Directions for this task: Reproduce the listing below without changes, except that pictures are left out.
..........
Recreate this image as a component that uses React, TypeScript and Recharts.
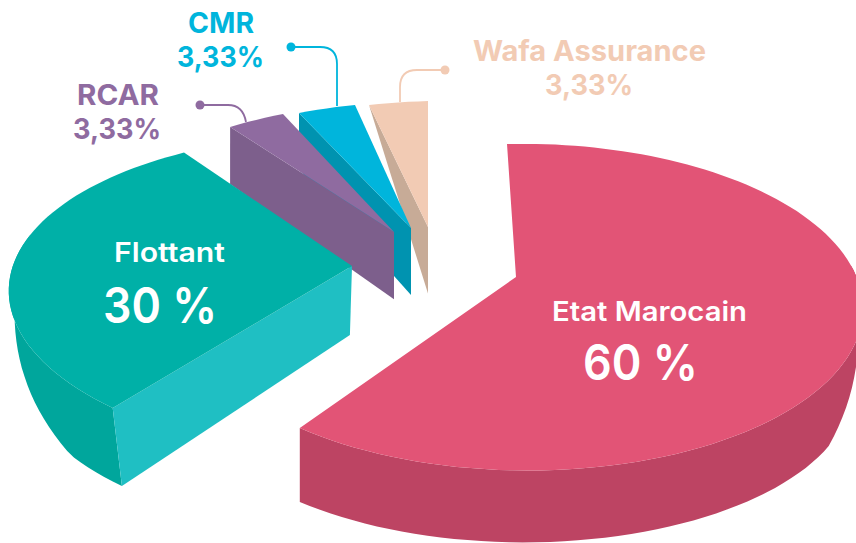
import { PieChart, Pie } from 'recharts'

// listed from the back slice to the front one, so the paint order stacks them right
const names = ['Wafa Assurance', 'CMR', 'RCAR', 'Flottant', 'Etat Marocain']
const shares = [3.33, 3.33, 3.33, 30, 60]
const shareLabels = ['3,33%', '3,33%', '3,33%', '30 %', '60 %']

const chartData = names.map((name, i) => ({ name, value: shares[i], shareLabel: shareLabels[i] }))

const FONT = 'Inter, sans-serif'
const VANISH = { x: 300, y: 2000 } // point the vertical edges run toward

// how each exploded slice sits on the page
const looks: Record<string, any> = {
  'Wafa Assurance': { top: '#f2cbb4', wall: '#c7ab97', cut: '#c7ab97', shift: [-88, -50], warp: [0.9883, -0.1117, 0.0029, 0.9491], m: 0.03, lean: 0, fade: 0.8, sinkOuter: 0, sinkApex: 0.0375 },
  CMR: { top: '#00b5dc', wall: '#0093b0', cut: '#0093b0', shift: [-105, -49], warp: [0.9649, -0.1214, 0.0117, 0.952], m: 0.03, lean: 0, fade: 0.8, sinkOuter: 0.03, sinkApex: 0.0378 },
  RCAR: { top: '#8f6ba0', wall: '#7d5f8c', cut: '#7d5f8c', shift: [-122, -45], warp: [0.9643, -0.1293, 0.0112, 0.9777], m: 0.03, lean: 0, fade: 0.8, sinkOuter: 0.0305, sinkApex: 0.038 },
  Flottant: { top: '#00b0a7', wall: '#00a69c', cut: '#1fbfc3', shift: [-164, -11], warp: [0.9959, -0.1543, 0.0473, 0.9872], m: 0.02, lean: 1, fade: 0.8, sinkOuter: 0.049, sinkApex: 0.0398 },
  'Etat Marocain': { top: '#e25476', wall: '#bd4463', cut: null, shift: [0, 0], warp: [0.9753, -0.0424, 0.011, 1.001], m: 0.03, lean: 0.38, fade: 0.6, sinkOuter: 0.047, sinkApex: 0.04 },
}

// where each label goes, plus its leader line
const labelLayout: Record<string, any> = {
  'Wafa Assurance': { x1: 589.5, x2: 589, y1: 61, y2: 95, w1: 233, w2: 88, size: 28, weight: 700, fill: '#f2cbb4', leader: 'M445 70 H417 Q400 70 400 87 V102', dot: [445, 70] },
  CMR: { x1: 221, x2: 220.5, y1: 33, y2: 67, w1: 66, w2: 87, size: 28, weight: 700, fill: '#00b5dc', leader: 'M291 47 H320 Q337 47 337 64 V106', dot: [291, 47] },
  RCAR: { x1: 118, x2: 117, y1: 105, y2: 139, w1: 82, w2: 88, size: 28, weight: 700, fill: '#8f6ba0', leader: 'M200 105 H228 Q243 105 246 122', dot: [200, 105] },
  Flottant: { x1: 169.5, x2: 160, y1: 262, y2: 323, w1: 111, w2: 114, size: 27, big: 50, weight: 600, fill: '#ffffff' },
  'Etat Marocain': { x1: 649.5, x2: 640.5, y1: 321, y2: 380, w1: 195, w2: 115, size: 27, big: 50, weight: 600, fill: '#ffffff' },
}

function Slice3D(props: any) {
  const { cx, cy, outerRadius, startAngle, endAngle, name } = props
  const look = looks[name]
  const [ax, bx, ay, by] = look.warp
  const rx = outerRadius * 2.16
  const originX = cx + look.shift[0]
  const originY = cy + look.shift[1]

  const rim = (deg: number) => {
    const rad = (-deg * Math.PI) / 180
    const u = Math.cos(rad)
    const v = Math.sin(rad)
    const w = 1 - 0.184 * v - look.m * u
    const X = (rx * u) / w
    const Y = (outerRadius * v) / w
    return { x: originX + ax * X + bx * Y, y: originY + ay * X + by * Y, v }
  }
  const sink = (p: { x: number; y: number }, t: number) => ({
    x: p.x + (VANISH.x - p.x) * t * look.lean,
    y: p.y + (VANISH.y - p.y) * t,
    v: 0,
  })
  const toPath = (pts: { x: number; y: number }[]) =>
    'M' + pts.map((p) => `${p.x.toFixed(1)} ${p.y.toFixed(1)}`).join(' L') + ' Z'

  const arc: { x: number; y: number; v: number }[] = []
  const steps = Math.max(4, Math.ceil(Math.abs(endAngle - startAngle) / 2))
  for (let i = 0; i <= steps; i++) arc.push(rim(startAngle + ((endAngle - startAngle) * i) / steps))

  // the rim wall thins out toward the sides and vanishes at the back
  const wallFade = (v: number) => Math.min(1, Math.max(0, (v + 0.1) / look.fade))

  const apex = { x: originX, y: originY, v: 0 }
  const last = arc[arc.length - 1]
  const wallPts = [...arc, ...arc.map((p) => sink(p, look.sinkOuter * wallFade(p.v))).reverse()]
  const cutPts = [last, apex, sink(apex, look.sinkApex), sink(last, look.sinkOuter)]

  return (
    <g>
      <path d={toPath(wallPts)} fill={look.wall} />
      {look.cut && <path d={toPath(cutPts)} fill={look.cut} />}
      <path d={toPath([apex, ...arc])} fill={look.top} />
    </g>
  )
}

function SliceLabel(props: any) {
  const { name, shareLabel } = props
  const at = labelLayout[name]
  return (
    <g fontFamily={FONT} fontWeight={at.weight} textAnchor="middle" fill={at.fill}>
      {at.leader && <path d={at.leader} fill="none" stroke={at.fill} strokeWidth={1.8} />}
      {at.dot && <circle cx={at.dot[0]} cy={at.dot[1]} r={4.5} fill={at.fill} stroke="none" />}
      <text x={at.x1} y={at.y1} fontSize={at.size} stroke="none" fill={at.fill} textLength={at.w1} lengthAdjust="spacingAndGlyphs">{name}</text>
      <text x={at.x2} y={at.y2} fontSize={at.big ?? at.size} stroke="none" fill={at.fill} textLength={at.w2} lengthAdjust="spacingAndGlyphs">{shareLabel}</text>
    </g>
  )
}

export default function App() {
  return (
    <div style={{ position: 'absolute', left: 0, top: 0, width: 856, height: 543, overflow: 'hidden', background: '#fff' }}>
      <PieChart width={856} height={543} margin={{ top: 0, right: 0, bottom: 0, left: 0 }}>
        <Pie
          data={chartData}
          dataKey="value"
          nameKey="name"
          cx={516}
          cy={277}
          outerRadius={157.5}
          startAngle={93}
          endAngle={453}
          stroke="none"
          shape={Slice3D}
          inactiveShape={Slice3D}
          activeShape={Slice3D}
          label={SliceLabel}
          labelLine={false}
          isAnimationActive={false}
        />
      </PieChart>
    </div>
  )
}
..........
The reply:
Recreate this image as a component that uses React, TypeScript and Recharts.
import { PieChart, Pie } from 'recharts'

// listed from the back slice to the front one, so the paint order stacks them right
const names = ['Wafa Assurance', 'CMR', 'RCAR', 'Flottant', 'Etat Marocain']
const shares = [3.33, 3.33, 3.33, 30, 60]
const shareLabels = ['3,33%', '3,33%', '3,33%', '30 %', '60 %']

const chartData = names.map((name, i) => ({ name, value: shares[i], shareLabel: shareLabels[i] }))

const FONT = 'Inter, sans-serif'
const VANISH = { x: 300, y: 2000 } // point the vertical edges run toward

// how each exploded slice sits on the page
const looks: Record<string, any> = {
  'Wafa Assurance': { top: '#f2cbb4', wall: '#c7ab97', cut: '#c7ab97', shift: [-88, -50], warp: [0.9883, -0.1117, 0.0029, 0.9491], m: 0.03, lean: 0, fade: 0.8, sinkOuter: 0, sinkApex: 0.0375 },
  CMR: { top: '#00b5dc', wall: '#0093b0', cut: '#0093b0', shift: [-105, -49], warp: [0.9649, -0.1214, 0.0117, 0.952], m: 0.03, lean: 0, fade: 0.8, sinkOuter: 0.03, sinkApex: 0.0378 },
  RCAR: { top: '#8f6ba0', wall: '#7d5f8c', cut: '#7d5f8c', shift: [-122, -45], warp: [0.9643, -0.1293, 0.0112, 0.9777], m: 0.03, lean: 0, fade: 0.8, sinkOuter: 0.0305, sinkApex: 0.038 },
  Flottant: { top: '#00b0a7', wall: '#00a69c', cut: '#1fbfc3', shift: [-164, -11], warp: [0.9959, -0.1543, 0.0473, 0.9872], m: 0.02, lean: 1, fade: 0.8, sinkOuter: 0.049, sinkApex: 0.0398 },
  'Etat Marocain': { top: '#e25476', wall: '#bd4463', cut: null, shift: [0, 0], warp: [0.9753, -0.0424, 0.011, 1.001], m: 0.03, lean: 0.38, fade: 0.6, sinkOuter: 0.047, sinkApex: 0.04 },
}

// where each label goes, plus its leader line
const labelLayout: Record<string, any> = {
  'Wafa Assurance': { x1: 589.5, x2: 589, y1: 61, y2: 95, w1: 233, w2: 88, size: 28, weight: 700, fill: '#f2cbb4', leader: 'M445 70 H417 Q400 70 400 87 V102', dot: [445, 70] },
  CMR: { x1: 221, x2: 220.5, y1: 33, y2: 67, w1: 66, w2: 87, size: 28, weight: 700, fill: '#00b5dc', leader: 'M291 47 H320 Q337 47 337 64 V106', dot: [291, 47] },
  RCAR: { x1: 118, x2: 117, y1: 105, y2: 139, w1: 82, w2: 88, size: 28, weight: 700, fill: '#8f6ba0', leader: 'M200 105 H228 Q243 105 246 122', dot: [200, 105] },
  Flottant: { x1: 169.5, x2: 160, y1: 262, y2: 323, w1: 111, w2: 114, size: 27, big: 50, weight: 600, fill: '#ffffff' },
  'Etat Marocain': { x1: 649.5, x2: 640.5, y1: 321, y2: 380, w1: 195, w2: 115, size: 27, big: 50, weight: 600, fill: '#ffffff' },
}

function Slice3D(props: any) {
  const { cx, cy, outerRadius, startAngle, endAngle, name } = props
  const look = looks[name]
  const [ax, bx, ay, by] = look.warp
  const rx = outerRadius * 2.16
  const originX = cx + look.shift[0]
  const originY = cy + look.shift[1]

  const rim = (deg: number) => {
    const rad = (-deg * Math.PI) / 180
    const u = Math.cos(rad)
    const v = Math.sin(rad)
    const w = 1 - 0.184 * v - look.m * u
    const X = (rx * u) / w
    const Y = (outerRadius * v) / w
    return { x: originX + ax * X + bx * Y, y: originY + ay * X + by * Y, v }
  }
  const sink = (p: { x: number; y: number }, t: number) => ({
    x: p.x + (VANISH.x - p.x) * t * look.lean,
    y: p.y + (VANISH.y - p.y) * t,
    v: 0,
  })
  const toPath = (pts: { x: number; y: number }[]) =>
    'M' + pts.map((p) => `${p.x.toFixed(1)} ${p.y.toFixed(1)}`).join(' L') + ' Z'

  const arc: { x: number; y: number; v: number }[] = []
  const steps = Math.max(4, Math.ceil(Math.abs(endAngle - startAngle) / 2))
  for (let i = 0; i <= steps; i++) arc.push(rim(startAngle + ((endAngle - startAngle) * i) / steps))

  // the rim wall thins out toward the sides and vanishes at the back
  const wallFade = (v: number) => Math.min(1, Math.max(0, (v + 0.1) / look.fade))

  const apex = { x: originX, y: originY, v: 0 }
  const last = arc[arc.length - 1]
  const wallPts = [...arc, ...arc.map((p) => sink(p, look.sinkOuter * wallFade(p.v))).reverse()]
  const cutPts = [last, apex, sink(apex, look.sinkApex), sink(last, look.sinkOuter)]

  return (
    <g>
      <path d={toPath(wallPts)} fill={look.wall} />
      {look.cut && <path d={toPath(cutPts)} fill={look.cut} />}
      <path d={toPath([apex, ...arc])} fill={look.top} />
    </g>
  )
}

function SliceLabel(props: any) {
  const { name, shareLabel } = props
  const at = labelLayout[name]
  return (
    <g fontFamily={FONT} fontWeight={at.weight} textAnchor="middle" fill={at.fill}>
      {at.leader && <path d={at.leader} fill="none" stroke={at.fill} strokeWidth={1.8} />}
      {at.dot && <circle cx={at.dot[0]} cy={at.dot[1]} r={4.5} fill={at.fill} stroke="none" />}
      <text x={at.x1} y={at.y1} fontSize={at.size} stroke="none" fill={at.fill} textLength={at.w1} lengthAdjust="spacingAndGlyphs">{name}</text>
      <text x={at.x2} y={at.y2} fontSize={at.big ?? at.size} stroke="none" fill={at.fill} textLength={at.w2} lengthAdjust="spacingAndGlyphs">{shareLabel}</text>
    </g>
  )
}

export default function App() {
  return (
    <div style={{ position: 'absolute', left: 0, top: 0, width: 856, height: 543, overflow: 'hidden', background: '#fff' }}>
      <PieChart width={856} height={543} margin={{ top: 0, right: 0, bottom: 0, left: 0 }}>
        <Pie
          data={chartData}
          dataKey="value"
          nameKey="name"
          cx={516}
          cy={277}
          outerRadius={157.5}
          startAngle={93}
          endAngle={453}
          stroke="none"
          shape={Slice3D}
          inactiveShape={Slice3D}
          activeShape={Slice3D}
          label={SliceLabel}
          labelLine={false}
          isAnimationActive={false}
        />
      </PieChart>
    </div>
  )
}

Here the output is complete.